In the entries below, find the line containing "Clone this chart in D3.js." and the line containing "d3.scaleLinear().domain([38, 50]).range([532.7, 16.3]);". Copy those two lines and everything between them exactly, and only that.

#### Dataset records

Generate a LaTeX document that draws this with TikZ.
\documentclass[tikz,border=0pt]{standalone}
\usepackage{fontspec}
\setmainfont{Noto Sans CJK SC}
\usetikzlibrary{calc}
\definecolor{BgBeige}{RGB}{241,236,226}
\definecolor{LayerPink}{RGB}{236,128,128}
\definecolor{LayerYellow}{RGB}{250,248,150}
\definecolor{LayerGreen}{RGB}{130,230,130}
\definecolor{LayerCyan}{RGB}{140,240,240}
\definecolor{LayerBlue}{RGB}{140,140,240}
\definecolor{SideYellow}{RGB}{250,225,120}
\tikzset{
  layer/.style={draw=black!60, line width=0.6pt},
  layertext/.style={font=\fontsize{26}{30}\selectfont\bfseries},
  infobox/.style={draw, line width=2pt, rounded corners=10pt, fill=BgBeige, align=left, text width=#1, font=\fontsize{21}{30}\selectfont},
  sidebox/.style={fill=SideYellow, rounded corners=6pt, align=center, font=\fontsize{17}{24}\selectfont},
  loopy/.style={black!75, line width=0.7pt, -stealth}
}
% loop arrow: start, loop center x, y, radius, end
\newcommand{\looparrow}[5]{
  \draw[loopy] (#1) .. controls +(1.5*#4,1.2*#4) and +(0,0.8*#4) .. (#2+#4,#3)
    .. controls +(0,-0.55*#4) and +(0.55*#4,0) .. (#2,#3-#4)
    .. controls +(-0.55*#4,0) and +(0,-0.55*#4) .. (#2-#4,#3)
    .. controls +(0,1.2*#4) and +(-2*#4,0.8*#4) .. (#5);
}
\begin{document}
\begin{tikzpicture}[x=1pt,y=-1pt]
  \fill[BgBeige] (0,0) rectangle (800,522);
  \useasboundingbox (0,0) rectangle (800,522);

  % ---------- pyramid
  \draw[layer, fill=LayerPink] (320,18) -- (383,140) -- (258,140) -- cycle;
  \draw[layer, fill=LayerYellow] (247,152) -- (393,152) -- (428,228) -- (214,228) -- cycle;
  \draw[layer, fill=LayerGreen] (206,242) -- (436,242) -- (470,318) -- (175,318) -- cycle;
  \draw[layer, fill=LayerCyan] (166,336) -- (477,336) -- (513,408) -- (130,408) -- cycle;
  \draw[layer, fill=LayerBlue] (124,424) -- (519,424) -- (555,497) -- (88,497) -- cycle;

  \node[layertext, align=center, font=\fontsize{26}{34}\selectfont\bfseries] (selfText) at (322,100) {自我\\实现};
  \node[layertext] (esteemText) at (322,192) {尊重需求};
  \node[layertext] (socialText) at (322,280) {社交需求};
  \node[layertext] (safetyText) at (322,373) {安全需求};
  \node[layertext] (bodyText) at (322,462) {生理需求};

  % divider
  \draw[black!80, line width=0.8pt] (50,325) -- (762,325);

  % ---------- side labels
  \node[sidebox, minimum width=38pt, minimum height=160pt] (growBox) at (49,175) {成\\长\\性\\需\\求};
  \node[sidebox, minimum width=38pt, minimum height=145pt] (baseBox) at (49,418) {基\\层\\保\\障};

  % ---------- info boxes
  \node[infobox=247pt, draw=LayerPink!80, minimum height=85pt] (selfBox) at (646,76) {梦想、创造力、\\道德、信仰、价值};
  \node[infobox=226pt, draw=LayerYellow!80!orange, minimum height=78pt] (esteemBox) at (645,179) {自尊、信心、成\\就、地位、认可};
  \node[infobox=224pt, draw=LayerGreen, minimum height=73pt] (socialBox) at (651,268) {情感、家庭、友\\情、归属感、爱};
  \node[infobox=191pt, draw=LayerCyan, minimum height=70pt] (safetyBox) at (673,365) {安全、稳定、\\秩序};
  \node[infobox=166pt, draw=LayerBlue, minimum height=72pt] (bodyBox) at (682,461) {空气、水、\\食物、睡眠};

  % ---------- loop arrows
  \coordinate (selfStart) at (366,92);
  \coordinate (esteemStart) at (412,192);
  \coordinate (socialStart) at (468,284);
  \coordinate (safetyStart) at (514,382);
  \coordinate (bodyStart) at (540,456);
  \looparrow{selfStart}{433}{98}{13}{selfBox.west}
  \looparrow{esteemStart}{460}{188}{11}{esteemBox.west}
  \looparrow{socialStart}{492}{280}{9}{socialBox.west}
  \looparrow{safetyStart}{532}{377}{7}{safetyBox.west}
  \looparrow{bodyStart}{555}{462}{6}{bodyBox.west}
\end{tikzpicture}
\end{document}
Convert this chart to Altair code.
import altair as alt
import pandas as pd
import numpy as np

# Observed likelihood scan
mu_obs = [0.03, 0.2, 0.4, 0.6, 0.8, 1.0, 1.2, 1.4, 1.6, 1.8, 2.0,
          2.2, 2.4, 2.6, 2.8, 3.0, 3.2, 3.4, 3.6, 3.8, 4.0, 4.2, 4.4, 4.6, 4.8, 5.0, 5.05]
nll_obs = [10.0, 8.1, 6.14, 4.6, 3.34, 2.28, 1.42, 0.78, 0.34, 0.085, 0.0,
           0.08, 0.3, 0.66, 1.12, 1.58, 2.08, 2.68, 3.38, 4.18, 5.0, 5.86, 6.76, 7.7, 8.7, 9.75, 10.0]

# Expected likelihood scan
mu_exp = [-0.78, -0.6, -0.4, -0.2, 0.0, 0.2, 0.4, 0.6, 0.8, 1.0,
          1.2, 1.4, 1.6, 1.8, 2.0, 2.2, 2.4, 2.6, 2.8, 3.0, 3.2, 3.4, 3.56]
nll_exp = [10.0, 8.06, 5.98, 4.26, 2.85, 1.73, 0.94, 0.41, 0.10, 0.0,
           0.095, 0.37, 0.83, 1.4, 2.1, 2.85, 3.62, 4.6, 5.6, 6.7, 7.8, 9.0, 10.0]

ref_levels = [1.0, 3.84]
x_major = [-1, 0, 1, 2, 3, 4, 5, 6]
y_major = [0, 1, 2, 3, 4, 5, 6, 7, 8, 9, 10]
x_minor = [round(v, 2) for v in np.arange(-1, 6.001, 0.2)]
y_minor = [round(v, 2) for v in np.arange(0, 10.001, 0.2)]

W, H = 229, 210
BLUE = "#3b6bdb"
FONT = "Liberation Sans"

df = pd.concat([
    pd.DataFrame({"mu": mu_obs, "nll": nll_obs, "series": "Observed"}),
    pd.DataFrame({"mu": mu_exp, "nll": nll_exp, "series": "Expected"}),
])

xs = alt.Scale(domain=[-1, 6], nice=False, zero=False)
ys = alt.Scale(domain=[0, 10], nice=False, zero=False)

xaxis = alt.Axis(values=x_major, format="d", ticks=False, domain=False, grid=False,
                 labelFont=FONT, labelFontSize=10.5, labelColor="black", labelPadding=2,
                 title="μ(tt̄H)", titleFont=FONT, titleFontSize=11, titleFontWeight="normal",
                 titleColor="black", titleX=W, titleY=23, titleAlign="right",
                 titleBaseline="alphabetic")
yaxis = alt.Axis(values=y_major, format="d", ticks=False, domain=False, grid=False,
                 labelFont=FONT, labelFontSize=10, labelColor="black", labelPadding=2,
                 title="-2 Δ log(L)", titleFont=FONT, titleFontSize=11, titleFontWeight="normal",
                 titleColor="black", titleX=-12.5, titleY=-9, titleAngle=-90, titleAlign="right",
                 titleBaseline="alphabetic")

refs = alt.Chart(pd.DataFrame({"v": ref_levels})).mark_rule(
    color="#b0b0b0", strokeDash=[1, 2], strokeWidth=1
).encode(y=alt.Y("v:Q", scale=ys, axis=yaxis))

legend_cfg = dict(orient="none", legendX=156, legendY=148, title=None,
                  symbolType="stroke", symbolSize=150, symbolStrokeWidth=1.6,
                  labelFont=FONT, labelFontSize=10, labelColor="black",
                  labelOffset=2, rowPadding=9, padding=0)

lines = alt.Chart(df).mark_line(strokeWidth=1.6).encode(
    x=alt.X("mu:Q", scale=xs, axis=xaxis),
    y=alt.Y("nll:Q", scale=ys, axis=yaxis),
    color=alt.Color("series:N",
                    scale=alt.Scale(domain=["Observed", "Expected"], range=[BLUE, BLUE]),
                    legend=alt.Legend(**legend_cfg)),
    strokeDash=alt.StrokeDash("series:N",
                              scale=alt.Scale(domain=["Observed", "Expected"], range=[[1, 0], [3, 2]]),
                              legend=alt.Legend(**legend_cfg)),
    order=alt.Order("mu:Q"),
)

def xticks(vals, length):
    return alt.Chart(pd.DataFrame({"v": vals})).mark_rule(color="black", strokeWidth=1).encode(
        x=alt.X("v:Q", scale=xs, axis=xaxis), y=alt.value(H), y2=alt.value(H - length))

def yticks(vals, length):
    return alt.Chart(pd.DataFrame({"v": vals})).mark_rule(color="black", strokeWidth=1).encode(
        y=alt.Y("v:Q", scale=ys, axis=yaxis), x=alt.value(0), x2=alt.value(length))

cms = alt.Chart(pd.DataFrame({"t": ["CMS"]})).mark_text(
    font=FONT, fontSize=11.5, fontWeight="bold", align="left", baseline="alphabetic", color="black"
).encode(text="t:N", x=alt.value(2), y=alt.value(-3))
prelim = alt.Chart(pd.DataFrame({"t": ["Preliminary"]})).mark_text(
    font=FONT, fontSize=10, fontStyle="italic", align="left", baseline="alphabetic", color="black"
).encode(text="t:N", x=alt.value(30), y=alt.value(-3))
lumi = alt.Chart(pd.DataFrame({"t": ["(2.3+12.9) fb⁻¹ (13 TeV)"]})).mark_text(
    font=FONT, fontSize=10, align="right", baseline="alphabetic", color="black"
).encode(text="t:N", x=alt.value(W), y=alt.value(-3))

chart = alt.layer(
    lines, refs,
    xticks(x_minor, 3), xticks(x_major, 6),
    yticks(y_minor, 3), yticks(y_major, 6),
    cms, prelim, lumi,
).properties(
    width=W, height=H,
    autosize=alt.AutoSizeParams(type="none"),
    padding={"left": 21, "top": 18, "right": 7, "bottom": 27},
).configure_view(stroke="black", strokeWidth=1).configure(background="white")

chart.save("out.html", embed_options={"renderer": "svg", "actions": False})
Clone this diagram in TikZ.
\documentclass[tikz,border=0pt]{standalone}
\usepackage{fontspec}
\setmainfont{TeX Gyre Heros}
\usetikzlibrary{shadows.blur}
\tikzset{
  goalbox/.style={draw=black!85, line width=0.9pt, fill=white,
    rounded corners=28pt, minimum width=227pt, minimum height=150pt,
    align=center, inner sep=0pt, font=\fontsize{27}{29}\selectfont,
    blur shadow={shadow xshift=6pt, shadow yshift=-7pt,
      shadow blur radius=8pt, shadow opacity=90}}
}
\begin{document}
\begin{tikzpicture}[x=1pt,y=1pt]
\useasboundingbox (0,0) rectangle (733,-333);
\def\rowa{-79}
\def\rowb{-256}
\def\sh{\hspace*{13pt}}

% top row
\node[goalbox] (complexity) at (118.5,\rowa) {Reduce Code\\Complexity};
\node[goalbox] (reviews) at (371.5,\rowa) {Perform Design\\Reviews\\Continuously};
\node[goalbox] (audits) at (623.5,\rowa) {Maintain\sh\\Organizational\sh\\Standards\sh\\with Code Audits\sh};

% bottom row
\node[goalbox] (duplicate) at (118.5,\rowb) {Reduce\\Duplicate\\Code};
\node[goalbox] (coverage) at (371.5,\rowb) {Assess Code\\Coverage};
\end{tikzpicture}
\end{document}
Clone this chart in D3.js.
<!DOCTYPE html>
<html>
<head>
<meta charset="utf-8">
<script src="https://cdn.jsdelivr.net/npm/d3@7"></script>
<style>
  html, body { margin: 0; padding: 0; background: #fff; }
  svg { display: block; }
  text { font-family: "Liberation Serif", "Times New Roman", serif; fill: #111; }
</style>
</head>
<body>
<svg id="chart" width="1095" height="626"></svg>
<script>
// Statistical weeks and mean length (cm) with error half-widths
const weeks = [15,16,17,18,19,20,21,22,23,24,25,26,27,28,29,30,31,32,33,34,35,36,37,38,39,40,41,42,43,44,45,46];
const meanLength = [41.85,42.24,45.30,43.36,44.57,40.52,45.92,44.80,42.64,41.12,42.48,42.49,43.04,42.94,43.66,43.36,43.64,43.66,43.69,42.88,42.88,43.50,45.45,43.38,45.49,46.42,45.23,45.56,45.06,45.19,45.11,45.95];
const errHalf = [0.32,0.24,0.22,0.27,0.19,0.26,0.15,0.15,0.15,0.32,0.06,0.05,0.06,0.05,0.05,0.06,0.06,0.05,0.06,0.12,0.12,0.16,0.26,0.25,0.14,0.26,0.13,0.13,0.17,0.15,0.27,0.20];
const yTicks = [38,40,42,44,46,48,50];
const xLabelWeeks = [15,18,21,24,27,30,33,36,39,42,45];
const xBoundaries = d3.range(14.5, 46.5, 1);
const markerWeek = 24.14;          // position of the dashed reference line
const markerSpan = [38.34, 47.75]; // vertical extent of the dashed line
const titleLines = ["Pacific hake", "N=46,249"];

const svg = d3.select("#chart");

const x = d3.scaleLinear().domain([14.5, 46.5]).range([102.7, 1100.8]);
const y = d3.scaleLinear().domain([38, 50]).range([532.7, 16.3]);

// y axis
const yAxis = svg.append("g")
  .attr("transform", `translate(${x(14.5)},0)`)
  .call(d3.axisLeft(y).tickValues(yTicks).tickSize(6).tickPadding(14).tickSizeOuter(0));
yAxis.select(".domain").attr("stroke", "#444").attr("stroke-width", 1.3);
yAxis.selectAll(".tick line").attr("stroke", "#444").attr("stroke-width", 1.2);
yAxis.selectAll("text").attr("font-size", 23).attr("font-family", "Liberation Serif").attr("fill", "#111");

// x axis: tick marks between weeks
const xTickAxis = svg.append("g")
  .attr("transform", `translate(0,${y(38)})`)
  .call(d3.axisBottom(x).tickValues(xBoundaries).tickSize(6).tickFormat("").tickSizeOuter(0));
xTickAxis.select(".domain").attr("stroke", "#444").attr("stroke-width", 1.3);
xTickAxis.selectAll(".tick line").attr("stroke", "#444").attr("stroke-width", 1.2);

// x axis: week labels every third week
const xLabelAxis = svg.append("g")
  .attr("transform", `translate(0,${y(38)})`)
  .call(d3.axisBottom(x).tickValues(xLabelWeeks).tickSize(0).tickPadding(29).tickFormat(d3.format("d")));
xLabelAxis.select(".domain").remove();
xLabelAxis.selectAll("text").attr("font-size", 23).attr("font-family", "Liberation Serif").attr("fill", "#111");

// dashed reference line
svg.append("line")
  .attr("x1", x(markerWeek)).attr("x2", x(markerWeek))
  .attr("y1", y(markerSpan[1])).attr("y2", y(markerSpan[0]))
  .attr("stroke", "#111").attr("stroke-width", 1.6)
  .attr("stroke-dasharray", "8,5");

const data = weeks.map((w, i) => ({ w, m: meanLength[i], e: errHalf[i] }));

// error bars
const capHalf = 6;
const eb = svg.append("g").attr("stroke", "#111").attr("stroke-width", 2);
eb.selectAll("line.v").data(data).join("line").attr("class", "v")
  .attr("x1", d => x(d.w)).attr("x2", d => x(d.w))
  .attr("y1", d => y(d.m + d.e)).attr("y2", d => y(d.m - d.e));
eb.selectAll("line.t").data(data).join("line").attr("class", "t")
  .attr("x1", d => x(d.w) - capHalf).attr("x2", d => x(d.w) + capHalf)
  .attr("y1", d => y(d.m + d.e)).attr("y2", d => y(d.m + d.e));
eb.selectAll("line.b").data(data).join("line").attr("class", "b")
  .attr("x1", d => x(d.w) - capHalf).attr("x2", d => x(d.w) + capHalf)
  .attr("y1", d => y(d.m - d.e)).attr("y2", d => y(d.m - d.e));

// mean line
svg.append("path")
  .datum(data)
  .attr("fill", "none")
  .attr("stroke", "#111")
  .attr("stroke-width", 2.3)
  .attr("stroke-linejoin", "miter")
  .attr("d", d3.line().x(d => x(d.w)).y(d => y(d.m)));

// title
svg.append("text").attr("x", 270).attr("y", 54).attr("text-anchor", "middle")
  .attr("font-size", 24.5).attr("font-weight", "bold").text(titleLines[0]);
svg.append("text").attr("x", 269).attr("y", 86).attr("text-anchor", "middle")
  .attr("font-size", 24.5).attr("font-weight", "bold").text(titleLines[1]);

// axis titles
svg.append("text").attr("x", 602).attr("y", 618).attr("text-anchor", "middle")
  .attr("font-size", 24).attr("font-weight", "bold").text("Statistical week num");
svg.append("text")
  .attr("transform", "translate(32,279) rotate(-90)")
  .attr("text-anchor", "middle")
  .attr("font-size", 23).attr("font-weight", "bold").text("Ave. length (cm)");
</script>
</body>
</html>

########

Solution for this exercise
Clone this chart in D3.js.
<!DOCTYPE html>
<html>
<head>
<meta charset="utf-8">
<script src="https://cdn.jsdelivr.net/npm/d3@7"></script>
<style>
  html, body { margin: 0; padding: 0; background: #fff; }
  svg { display: block; }
  text { font-family: "Liberation Serif", "Times New Roman", serif; fill: #111; }
</style>
</head>
<body>
<svg id="chart" width="1095" height="626"></svg>
<script>
// Statistical weeks and mean length (cm) with error half-widths
const weeks = [15,16,17,18,19,20,21,22,23,24,25,26,27,28,29,30,31,32,33,34,35,36,37,38,39,40,41,42,43,44,45,46];
const meanLength = [41.85,42.24,45.30,43.36,44.57,40.52,45.92,44.80,42.64,41.12,42.48,42.49,43.04,42.94,43.66,43.36,43.64,43.66,43.69,42.88,42.88,43.50,45.45,43.38,45.49,46.42,45.23,45.56,45.06,45.19,45.11,45.95];
const errHalf = [0.32,0.24,0.22,0.27,0.19,0.26,0.15,0.15,0.15,0.32,0.06,0.05,0.06,0.05,0.05,0.06,0.06,0.05,0.06,0.12,0.12,0.16,0.26,0.25,0.14,0.26,0.13,0.13,0.17,0.15,0.27,0.20];
const yTicks = [38,40,42,44,46,48,50];
const xLabelWeeks = [15,18,21,24,27,30,33,36,39,42,45];
const xBoundaries = d3.range(14.5, 46.5, 1);
const markerWeek = 24.14;          // position of the dashed reference line
const markerSpan = [38.34, 47.75]; // vertical extent of the dashed line
const titleLines = ["Pacific hake", "N=46,249"];

const svg = d3.select("#chart");

const x = d3.scaleLinear().domain([14.5, 46.5]).range([102.7, 1100.8]);
const y = d3.scaleLinear().domain([38, 50]).range([532.7, 16.3]);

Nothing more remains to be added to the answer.